I’m sitting in my car, belting out the lyrics in my customary in-the shower smooth torch-singer style. Mercifully for the people in the car next to me at the light I have my windows closed. Or maybe not.  Perhaps if they heard me they might have come to the cabaret as well.  Or maybe not.

Actually there’s a story (naturally) as to why I only share my dulcet yet sultry contralto tones with the shampoo and conditioner bottles in my shower. It dates way back to one of those suppressed early childhood traumas, long forgotten until I was amidst a raucous chorus of slightly inebriated fellow travelers “singing” Va Pensiero as our van bumped along a road from the Tuscan farmhouse where we dined and imbibed a touch too well. But having, in the space of two sequential columns admitted to gastronomic, wine and puzzle addictions, I will save this tale of psychological trauma for another column.

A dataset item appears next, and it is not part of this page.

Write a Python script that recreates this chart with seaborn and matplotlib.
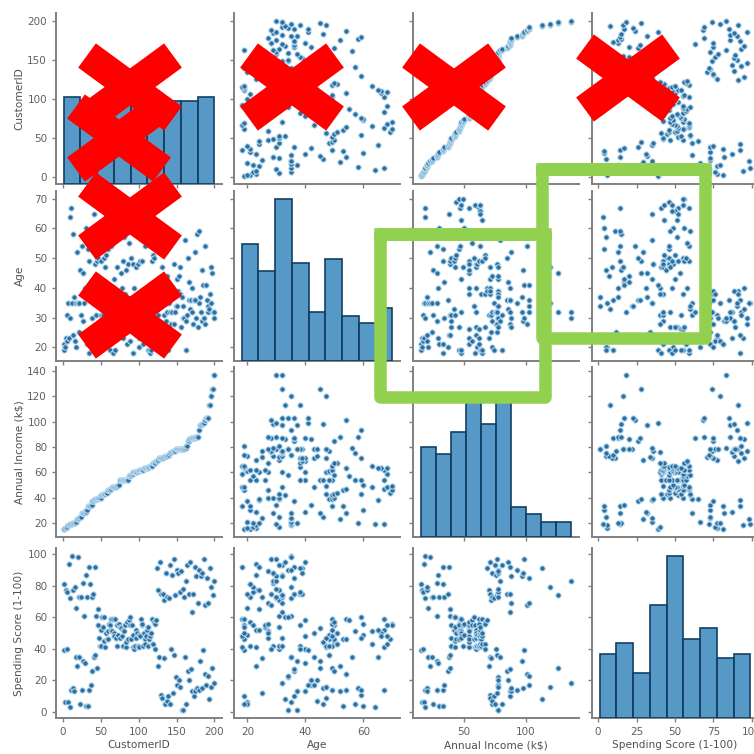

Cabaret Night at the Playwrights Theatre Centre Studio kicked off the 32nd Annual New Play Festival with playwrights featured in the Festival reading excerpts of their works. It’s interesting how a few strategically placed tables and an accomplished trio of musicians can change the black box / director chair ambience of the PTC studio into a club-like atmosphere. The music of pianist (Dorothy Dittrich), bassist (James Forrest) and saxophonist (Karen Graves) kept the audience mellow as we waited for the show to begin.

Martin Kinch, PTC Executive Director introduced Jerry Wasserman, PTC Board President, who confided that he had been at the first New Play Festival 32 years ago and that Ryerson professor, Sheldon Rosen, who was about to read from his new play 11places@once or Inheriting Madness, had a play presented at that first festival.

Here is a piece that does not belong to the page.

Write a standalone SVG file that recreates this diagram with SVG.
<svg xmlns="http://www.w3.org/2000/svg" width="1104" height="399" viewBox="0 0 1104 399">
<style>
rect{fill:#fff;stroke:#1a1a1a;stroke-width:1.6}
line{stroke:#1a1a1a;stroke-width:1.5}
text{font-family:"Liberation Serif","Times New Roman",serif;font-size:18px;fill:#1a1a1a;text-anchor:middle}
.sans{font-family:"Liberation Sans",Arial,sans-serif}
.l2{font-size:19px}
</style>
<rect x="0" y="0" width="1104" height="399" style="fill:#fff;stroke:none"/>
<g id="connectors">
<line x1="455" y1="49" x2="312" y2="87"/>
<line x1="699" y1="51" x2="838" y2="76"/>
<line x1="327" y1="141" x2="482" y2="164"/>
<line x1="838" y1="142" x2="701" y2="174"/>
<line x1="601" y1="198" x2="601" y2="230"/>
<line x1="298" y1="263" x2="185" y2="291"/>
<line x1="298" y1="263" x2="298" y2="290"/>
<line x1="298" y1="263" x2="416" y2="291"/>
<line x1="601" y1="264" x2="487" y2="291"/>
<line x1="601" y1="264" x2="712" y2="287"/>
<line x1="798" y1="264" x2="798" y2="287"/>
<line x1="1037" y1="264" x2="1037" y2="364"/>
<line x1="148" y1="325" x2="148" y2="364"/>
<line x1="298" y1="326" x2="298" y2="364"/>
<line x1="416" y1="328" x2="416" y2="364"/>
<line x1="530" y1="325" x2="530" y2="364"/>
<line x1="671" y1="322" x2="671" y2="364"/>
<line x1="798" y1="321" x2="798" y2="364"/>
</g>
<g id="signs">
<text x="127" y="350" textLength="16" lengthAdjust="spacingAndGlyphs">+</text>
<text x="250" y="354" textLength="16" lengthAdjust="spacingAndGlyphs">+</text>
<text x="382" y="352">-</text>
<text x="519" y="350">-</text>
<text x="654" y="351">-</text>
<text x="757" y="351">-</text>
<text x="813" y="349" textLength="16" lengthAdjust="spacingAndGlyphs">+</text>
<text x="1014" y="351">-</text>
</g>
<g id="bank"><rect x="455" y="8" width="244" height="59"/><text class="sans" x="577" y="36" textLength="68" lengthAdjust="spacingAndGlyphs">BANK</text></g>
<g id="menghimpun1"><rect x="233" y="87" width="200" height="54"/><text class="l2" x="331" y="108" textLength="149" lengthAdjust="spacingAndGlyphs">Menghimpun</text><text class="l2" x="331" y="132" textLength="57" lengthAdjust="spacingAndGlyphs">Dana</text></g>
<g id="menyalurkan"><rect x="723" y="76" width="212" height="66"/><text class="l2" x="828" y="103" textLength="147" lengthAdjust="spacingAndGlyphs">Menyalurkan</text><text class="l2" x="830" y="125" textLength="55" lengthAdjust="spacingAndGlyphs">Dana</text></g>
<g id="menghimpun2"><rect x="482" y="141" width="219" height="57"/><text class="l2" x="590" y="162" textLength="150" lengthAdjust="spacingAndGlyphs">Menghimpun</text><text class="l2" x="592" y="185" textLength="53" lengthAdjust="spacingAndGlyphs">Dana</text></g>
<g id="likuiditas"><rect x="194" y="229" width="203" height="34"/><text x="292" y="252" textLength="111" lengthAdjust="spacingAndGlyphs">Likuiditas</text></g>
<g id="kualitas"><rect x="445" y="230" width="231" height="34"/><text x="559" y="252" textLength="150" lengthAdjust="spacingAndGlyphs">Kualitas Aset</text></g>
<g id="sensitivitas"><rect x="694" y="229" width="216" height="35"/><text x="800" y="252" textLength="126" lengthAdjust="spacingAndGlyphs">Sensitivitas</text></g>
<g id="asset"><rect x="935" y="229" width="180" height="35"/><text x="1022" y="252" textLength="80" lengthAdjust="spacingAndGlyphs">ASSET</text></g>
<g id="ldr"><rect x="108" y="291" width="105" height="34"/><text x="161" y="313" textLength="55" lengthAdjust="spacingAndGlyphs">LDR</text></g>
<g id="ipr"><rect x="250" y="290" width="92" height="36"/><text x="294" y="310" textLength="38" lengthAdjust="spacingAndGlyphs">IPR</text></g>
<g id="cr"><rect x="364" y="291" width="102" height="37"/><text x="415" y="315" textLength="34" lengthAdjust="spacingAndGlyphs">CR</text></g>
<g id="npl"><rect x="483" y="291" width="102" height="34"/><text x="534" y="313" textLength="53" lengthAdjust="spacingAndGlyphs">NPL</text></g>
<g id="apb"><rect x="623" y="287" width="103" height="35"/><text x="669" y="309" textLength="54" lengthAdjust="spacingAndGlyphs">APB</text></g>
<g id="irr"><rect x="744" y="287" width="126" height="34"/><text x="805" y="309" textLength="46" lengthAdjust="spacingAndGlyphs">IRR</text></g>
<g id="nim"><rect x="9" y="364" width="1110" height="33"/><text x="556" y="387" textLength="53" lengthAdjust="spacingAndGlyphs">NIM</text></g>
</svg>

Cabaret Night of course provides a sampling of the works to be staged later in the festival and is intended to tantalize you with a fragment of a play so you are enticed back to see the complete work. Highlights for me included the readings by Sherry MacDonald, Lisa Codrington and Anita Majumdar.

Performing from her new play, The Duchess of Alba, MacDonald was most entertaining, vocalizing from Bizet’s Carmen as she revealed with a flourish, a large pineapple, small kumquats, a knife and other props for Carmen the pineapple seller and Pedro, her campanero.

Codrington and Majumdar were both great to listen to, switching effortlessly between their normal speech patterns and accents to the accents of Barbados and India respectively. Majumdar, as a rebellious, 17 year old girl, made by her mother to study Indian dance, was both lovely to watch and very funny, at the same time.

Driving home afterwards (can you believe the Aquabus doesn’t run to David Lam Park after 9 pm?) I was thinking about the whole ‘”new play development” issue. So don’t miss the next Rants, Raves and Reviews.

Anyway I was glad I’d “put down the knitting, the book and the broom” to head over to PTC. The rest of the week should be very interesting.

OK I admit I don’t knit, but I do sweep occasionally and I read a LOT.